The late James Fairfax delivered one final act of generosity last night, raising more than $10 million to help a range of children’s charities.
The former John Fairfax Ltd chairman died in January this year, aged 83, having spent 71 of those years collecting art by some of Australia’s greatest painters.
Last night, 54 works collected by the businessman and philanthropist by the likes of Sidney Nolan, John Brack, Jeffrey Smart, Tom Roberts, John Olsen, Fred Williams and Margaret Preston, were put up for auction by Deutscher and Hackett in Sydney, raising $4 million more than the original estimate of $6 million.
The top lot was the Eugene von Guerard’s 1861 landscape Mr John King’s Station, with a price estimate up to $1.2 million. It reached the artist’s equal second highest price, selling to a private collector for $1,952,000 (inc. buyer’s premium).

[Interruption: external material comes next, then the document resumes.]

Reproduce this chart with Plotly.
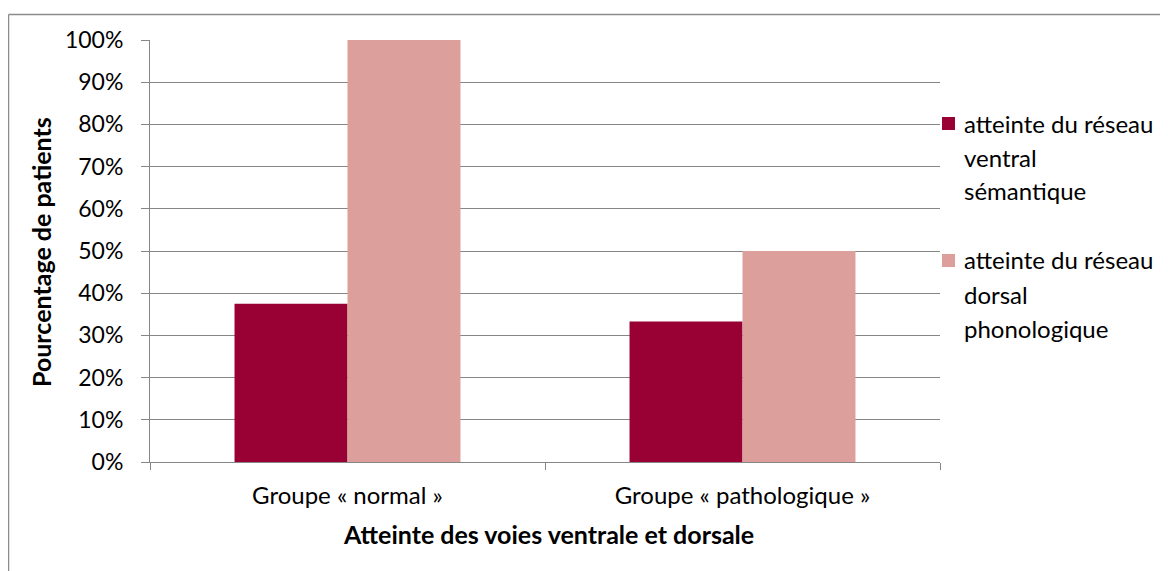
import plotly.graph_objects as go

categories = ["Groupe « normal »", "Groupe « pathologique »"]
series_names = ["atteinte du réseau<br>ventral<br>sémantique",
                "atteinte du réseau<br>dorsal<br>phonologique"]
ventral = [0.375, 0.333]
dorsal = [1.0, 0.5]
colors = ["#990033", "#DD9F9C"]
y_ticks = [0, 0.1, 0.2, 0.3, 0.4, 0.5, 0.6, 0.7, 0.8, 0.9, 1.0]

OFF = 8  # browser body margin
W, H = 1168 - OFF, 571 - OFF
px = lambda x: (x - OFF) / W
py = lambda y: 1 - (y - OFF) / H
FONT = "Lato"
FS = 24
FS_Y = 23
FS_B = 25
GRID = "#868686"

fig = go.Figure()
for name, vals, col in zip(series_names, [ventral, dorsal], colors):
    fig.add_trace(go.Bar(x=categories, y=vals, name=name, marker_color=col,
                         marker_line_width=0, showlegend=False))

fig.update_layout(
    template="none",
    width=W, height=H,
    margin=dict(l=0, r=0, t=0, b=0, pad=0),
    paper_bgcolor="white", plot_bgcolor="white",
    barmode="group", bargap=0.428, bargroupgap=0,
    font=dict(family=FONT, size=FS, color="black"),
    xaxis=dict(domain=[px(150), px(940)], type="category", automargin=False,
               showline=True, linecolor=GRID, linewidth=1,
               ticks="outside", tickson="boundaries", ticklen=7, tickcolor=GRID,
               tickfont=dict(size=FS), ticklabelstandoff=12, showgrid=False),
    yaxis=dict(domain=[py(462), py(40)], range=[0, 1], tickvals=y_ticks, automargin=False,
               tickformat=".0%", showline=True, linecolor=GRID, linewidth=1,
               ticks="outside", ticklen=8, tickcolor=GRID,
               showgrid=True, gridcolor=GRID, gridwidth=1,
               tickfont=dict(size=FS_Y), ticklabelstandoff=13, zeroline=False),
)

# outer chart border: only top and left edges are visible in the image
border = dict(color="#8C8C8C", width=1.5)
fig.add_shape(type="line", xref="paper", yref="paper",
              x0=px(8.5), x1=1.0, y0=py(14.5), y1=py(14.5), line=border, layer="below")
fig.add_shape(type="line", xref="paper", yref="paper",
              x0=px(8.5), x1=px(8.5), y0=0, y1=py(14.5), line=border, layer="below")

# axis titles
fig.add_annotation(text="<b>Pourcentage de patients</b>", xref="paper", yref="paper",
                   x=px(41), y=py(252), textangle=-90, showarrow=False,
                   font=dict(size=FS_B), xanchor="center", yanchor="middle")
fig.add_annotation(text="<b>Atteinte des voies ventrale et dorsale</b>", xref="paper", yref="paper",
                   x=px(548), y=py(534), showarrow=False,
                   font=dict(size=FS_B), xanchor="center", yanchor="middle")

# legend (line spacing wider than plotly's default, so build by lines)
legend_tops = [123, 260]
for name, col, ytop in zip(series_names, colors, legend_tops):
    fig.add_shape(type="rect", xref="paper", yref="paper",
                  x0=px(942), x1=px(955), y0=py(ytop - 6), y1=py(ytop + 7),
                  fillcolor=col, line_width=0)
    for i, line in enumerate(name.split("<br>")):
        fig.add_annotation(text=line, xref="paper", yref="paper",
                           x=px(962), y=py(ytop + i * 34), showarrow=False,
                           xanchor="left", yanchor="middle", font=dict(size=FS))

fig.write_html("out.html")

The night got off to a flying start when Lot 1, Roy de Maistre’s 1924 work, The Beach, went for $231,800 (inc. BP) on an $80,000 estimate, then that performance was pipped a few minutes later when lot 3, Grace Cossington Smith’s Still life in the window, 1959, sold for $268,400 (inc. BP) on an upper estimate of $90,000.

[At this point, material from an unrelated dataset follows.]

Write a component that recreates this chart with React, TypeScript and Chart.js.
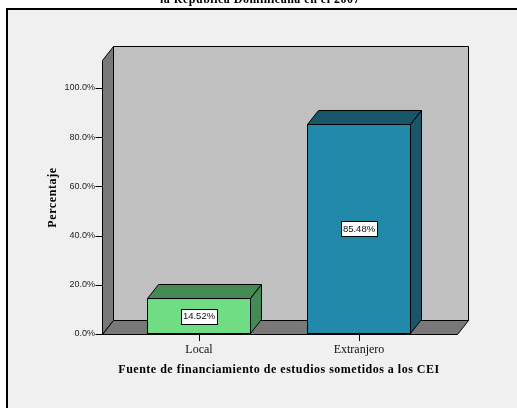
import { useEffect, useRef } from 'react';
import { Chart, registerables } from 'chart.js';

Chart.register(...registerables);

const categories = ['Local', 'Extranjero'];
const percentages = [14.52, 85.48];
const frontColors = ['#70dc84', '#2389ab'];
const darkColors = ['#448a54', '#19566a'];
const yTicks = [0, 20, 40, 60, 80, 100];
const topTitle = 'la República Dominicana en el 2007';
const xTitle = 'Fuente de financiamiento de estudios sometidos a los CEI';
const yTitle = 'Percentaje';

const WALL_MAX = 111.4;
const DX = 11;
const DY = 14;

function poly(ctx: CanvasRenderingContext2D, pts: number[][], fill: string) {
  ctx.beginPath();
  ctx.moveTo(pts[0][0], pts[0][1]);
  for (let i = 1; i < pts.length; i++) ctx.lineTo(pts[i][0], pts[i][1]);
  ctx.closePath();
  ctx.fillStyle = fill;
  ctx.fill();
  ctx.strokeStyle = '#000';
  ctx.lineWidth = 1;
  ctx.stroke();
}

const spssPlugin = {
  id: 'spss3d',
  beforeDraw(chart: any) {
    const { ctx, chartArea: a, scales } = chart;
    const y = scales.y;
    ctx.save();
    ctx.fillStyle = '#ffffff';
    ctx.fillRect(0, 0, chart.width, chart.height);
    // cut-off title
    ctx.fillStyle = '#000';
    ctx.font = 'bold 12px "Liberation Serif"';
    ctx.textAlign = 'center';
    ctx.textBaseline = 'alphabetic';
    (ctx as any).letterSpacing = '0.5px';
    ctx.fillText(topTitle, 260, 3);
    (ctx as any).letterSpacing = '0px';
    // outer box
    ctx.fillStyle = '#f0f0f0';
    ctx.fillRect(6, 8, 700, 700);
    ctx.fillStyle = '#000';
    ctx.fillRect(6, 8, 700, 2);
    ctx.fillRect(6, 8, 2, 700);

    const fl = a.left - 17 + 0.5;
    const fr = a.right + 18 + 0.5;
    const y0 = Math.round(y.getPixelForValue(0)) + 0.5;
    const yt = Math.round(y.getPixelForValue(WALL_MAX)) + 0.5;
    // back wall
    poly(ctx, [[fl + DX, yt - DY], [fr + DX, yt - DY], [fr + DX, y0 - DY], [fl + DX, y0 - DY]], '#c0c0c0');
    // left wall
    poly(ctx, [[fl, yt], [fl + DX, yt - DY], [fl + DX, y0 - DY], [fl, y0]], '#787878');
    // floor
    poly(ctx, [[fl, y0], [fl + DX, y0 - DY], [fr + DX, y0 - DY], [fr, y0]], '#787878');

    // y tick marks
    ctx.strokeStyle = '#000';
    ctx.lineWidth = 1;
    for (const v of yTicks) {
      const py = Math.round(y.getPixelForValue(v)) + 0.5;
      ctx.beginPath();
      ctx.moveTo(fl - 7, py);
      ctx.lineTo(fl, py);
      ctx.stroke();
    }

    // y title
    ctx.save();
    ctx.translate(53, (yt + y0) / 2);
    ctx.rotate(-Math.PI / 2);
    ctx.fillStyle = '#000';
    ctx.font = 'bold 12px "Liberation Serif"';
    ctx.textAlign = 'center';
    ctx.textBaseline = 'middle';
    (ctx as any).letterSpacing = '0.6px';
    ctx.fillText(yTitle, 0, 0);
    ctx.restore();

    // x title
    ctx.fillStyle = '#000';
    ctx.font = 'bold 12px "Liberation Serif"';
    ctx.textAlign = 'center';
    ctx.textBaseline = 'middle';
    (ctx as any).letterSpacing = '0.5px';
    ctx.fillText(xTitle, (a.left + a.right) / 2, 370);
    (ctx as any).letterSpacing = '0px';
    ctx.restore();
  },
  afterDatasetsDraw(chart: any) {
    const { ctx } = chart;
    const meta = chart.getDatasetMeta(0);
    ctx.save();
    meta.data.forEach((el: any, i: number) => {
      const { x, y, base, width } = el.getProps(['x', 'y', 'base', 'width'], true);
      const l = Math.round(x - width / 2) + 0.5;
      const r = Math.round(x + width / 2) - 0.5;
      const t = Math.round(y) + 0.5;
      const b = Math.round(base) - 0.5;
      // top face
      poly(ctx, [[l, t], [l + DX, t - DY], [r + DX, t - DY], [r, t]], darkColors[i]);
      // side face
      poly(ctx, [[r, t], [r + DX, t - DY], [r + DX, b - DY], [r, b]], darkColors[i]);
      // label
      const txt = percentages[i].toFixed(2) + '%';
      ctx.font = '9.5px "Liberation Sans"';
      const tw = ctx.measureText(txt).width;
      const bw = Math.round(tw + 4);
      const bh = 15;
      const cx = x;
      const cy = (y + base) / 2;
      const bx = Math.round(cx - bw / 2) + 0.5;
      const by = Math.round(cy - bh / 2) + 0.5;
      ctx.fillStyle = '#fff';
      ctx.fillRect(bx, by, bw, bh);
      ctx.strokeStyle = '#000';
      ctx.lineWidth = 1;
      ctx.strokeRect(bx, by, bw, bh);
      ctx.fillStyle = '#111';
      ctx.textAlign = 'center';
      ctx.textBaseline = 'middle';
      ctx.fillText(txt, cx, cy + 0.5);
    });
    ctx.restore();
  },
};

export default function App() {
  const ref = useRef<HTMLCanvasElement | null>(null);
  useEffect(() => {
    if (!ref.current) return;
    const chart = new Chart(ref.current, {
      type: 'bar',
      data: {
        labels: categories,
        datasets: [
          {
            data: percentages,
            backgroundColor: frontColors,
            borderColor: '#000',
            borderWidth: 1,
            borderSkipped: false,
            barPercentage: 0.65,
            categoryPercentage: 1,
          },
        ],
      },
      options: {
        animation: false,
        responsive: false,
        devicePixelRatio: 1,
        layout: { padding: { left: 0, top: 88, right: 78, bottom: 0 } },
        plugins: {
          legend: { display: false },
          tooltip: { enabled: false },
          title: { display: false },
        },
        scales: {
          x: {
            type: 'category',
            offset: true,
            afterFit: (s: any) => {
              s.height = 74;
            },
            grid: {
              display: true,
              drawOnChartArea: false,
              drawTicks: true,
              tickLength: 7,
              color: '#000',
              lineWidth: 1,
              offset: false,
            },
            border: { display: false },
            ticks: {
              color: '#111',
              padding: 2,
              font: { family: '"Liberation Serif"', size: 12 },
            },
          },
          y: {
            min: 0,
            max: 100,
            afterFit: (s: any) => {
              s.width = 119;
            },
            afterBuildTicks: (s: any) => {
              s.ticks = yTicks.map((v) => ({ value: v }));
            },
            grid: { display: false, drawTicks: false },
            border: { display: false },
            ticks: {
              padding: 24,
              color: '#222',
              font: { family: '"Liberation Sans"', size: 9 },
              callback: (v: any) => Number(v).toFixed(1) + '%',
            },
          },
        },
      },
      plugins: [spssPlugin],
    } as any);
    return () => chart.destroy();
  }, []);
  return (
    <div style={{ position: 'fixed', left: 0, top: 0, width: 517, height: 408 }}>
      <canvas ref={ref} width={517} height={408} style={{ display: 'block', width: 517, height: 408 }} />
    </div>
  );
}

The generosity of the bidders continued through the night, with Ian Fairweather’s Temple, West Lake, Hangchow, 1936, a oil and pencil on cardboard, selling for an astonishing $549,000 (inc. BP) on a $350,000 estimate, and his work Christmas, 1961, going for $439,200 (inc. BP/ est. $250,000)
An early figurative work by John Olsen’s The Bicycle Boys Rejoice, 1955, went for $317,200 (inc. BP) on a $90,000 estimate.
Arthur Streeton’s 1897 work Minarets, Cairo, went for $976,000 (inc. BP / est. $500,000).
There were a few records too, with Russell Drysdale’s The Bar, Albury, in pen and ink and watercolour on paper, setting a new record for his work on paper at $128,100 (inc BP/ est. $40,000), nearly double the previous record.
Ralph Balson’s Constructivist Painting smashed the artist’s previous auction record at $585,600 (inc BP) on a $160,000 estimate, when his previous best effort was for ‘Constructive Painting’ in 1998 for $156,500.
Deutscher and Hackett’s senior art specialist, Henry Mulholland, who worked with James Fairfax for 20 years, and knew him and the collection well, said it was a “sensational” auction with record-breaking visitor numbers to the previews and then a record number of phone bidders alongside a packed room last night.
“Collectors certainly responded to the prestigious Fairfax provenance and high quality of the works on offer,” he said.
Proceeds from the sale will go to a charitable foundation to benefit causes Fairfax supported during his lifetime including the Children’s Medical Research Institute, Westmead Children’s Hospital and the World Wide Fund for Nature.
Fairfax had already donated his historic $20 million family home, Retford Park, south of Sydney, to the National Trust. It opens to the public soon.